If you are intrigued by the trend in visual art toward site-specific, mixed-media installation versus the more commonplace paintings, drawings, sculptures, etc., then you might want to check out three shows at the ASU Art Museum and the Scottsdale Museum of Contemporary Art.
First: “Wendy Maruyama: Executive Order 9066” at the Arizona State University Art Museum, running through January 4, 2014. It’s immediately obvious when you enter the gallery housing Maruyama’s work that you are about to experience the Japanese-American internments of World War II in a much different way. The artist has hung white luggage tags in haystack-like fashion from the ceiling, each tag bearing the name and destination of an internee — there must be thousands of them. The gallery walls showcase Maruyama’s wooden dioramas of deceptively pastoral scenes at the camps, along with family photographs and other memorabilia. In a corner of the gallery is a hovering of suitcases once owned by the many families who were rounded up and who suddenly suffered the humiliation of being seen as enemies. The suitcases jarringly reminded me of exhibits I have seen at Holocaust museums.
Executive Order 9066 refers to President Roosevelt’s February 1942 authorization of internment camps for 120,000 citizens and emigres from Japan during a time of tension with the Far East. A map as you enter the room is a cold reminder that Arizona was the site of camps at Poston and Gila River. The artist, by the way, is a third-generation Japanese-American and an art professor at San Diego State University.
Also at the ASU Art Museum is “Crafting a Continuum: Rethinking Contemporary Craft,” but only until Saturday, December 7. If you can, look at Christine Lee’s installation, “Shims: Thousands of Uses — Use #28,” which is a sly and wonderful arrangement of white-washed wooden shims packed like sardines onto 15 feet of wall.
Not an installation but still a highlight of “Contemporary Craft” is Tom Eckert’s “MM342 (Tank Chair),” a trompe l’oeil piece composed of bent, carved and turned maple — it’s a lifesize chair with Army tank wheels as legs. To me, it was both beautiful and alarming as I related it to the number of war veterans who are coming home to life in a wheelchair. Elsewhere in the exhibition, I enjoyed a grouping of vessels employing unusual materials; I’m talking salmon skin, hog gut, shoe leather laces, springs, staples and business cards.

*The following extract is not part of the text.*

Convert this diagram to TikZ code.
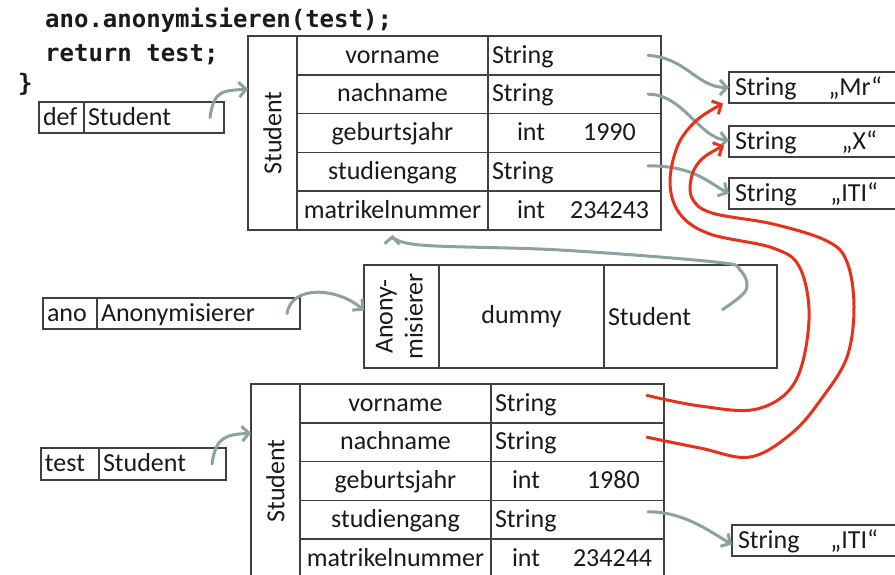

That’s “rethinking,” to say the least.
Second: See “Julianne Swartz: How Deep is Your” at the Scottsdale Museum of Contemporary Art before it leaves January 26, 2014. Not only is it a glowing example of what site-specific installation art is all about, but it is also family-friendly, with something to delight everyone. Get close to the freestanding sculptures and delicate mobiles to see and hear them. Yes, “hear” them; just don’t touch them.
The keynote work, as perhaps you’ve noticed from media coverage, is the title piece, for which Swartz has wound blue pipe through the innards and along the ceiling of the museum itself. The funnel at the end is there for you, my dears. Stick your head into it to hear snippets of that Bee Gees song, as well as John Lennon’s “Love.” Also, to heighten the emotional warmth, it’s OK to open “Box,” which lies nearby. I won’t spoil it by revealing what’s inside.
Swartz, a former Scottsdale resident and now internationally known multimedia artist, previously installed “How Deep is Your” at the DeCordova Sculpture Park outside of Boston.
But that’s not all, as far as site-specific work at SMoCA this season. Also see “Narrow Road to the Interior: Contemporary Japanese Artists,” on view until January 12, 2014. Along with the stunning yet delicate works in a variety of mediums, you will want to take a moment away from the seasonal hubbub to sit inside Masao Yamamoto’s site-specific installation of a teahouse. Remove your shoes, meditate upon the spare quality within, stare off into whatever, enjoy.
Wait, wait, there’s more: Come February 1, 2014, SMoCA will open “The Five Senses,” a whimsical installation of five rooms by five artists, each exploring one of the five senses. The artists include Janet Cardiff and Ernesto Neto. Yes, you will be able to taste; enough said.
Looking forward to these SMOCA exhibits!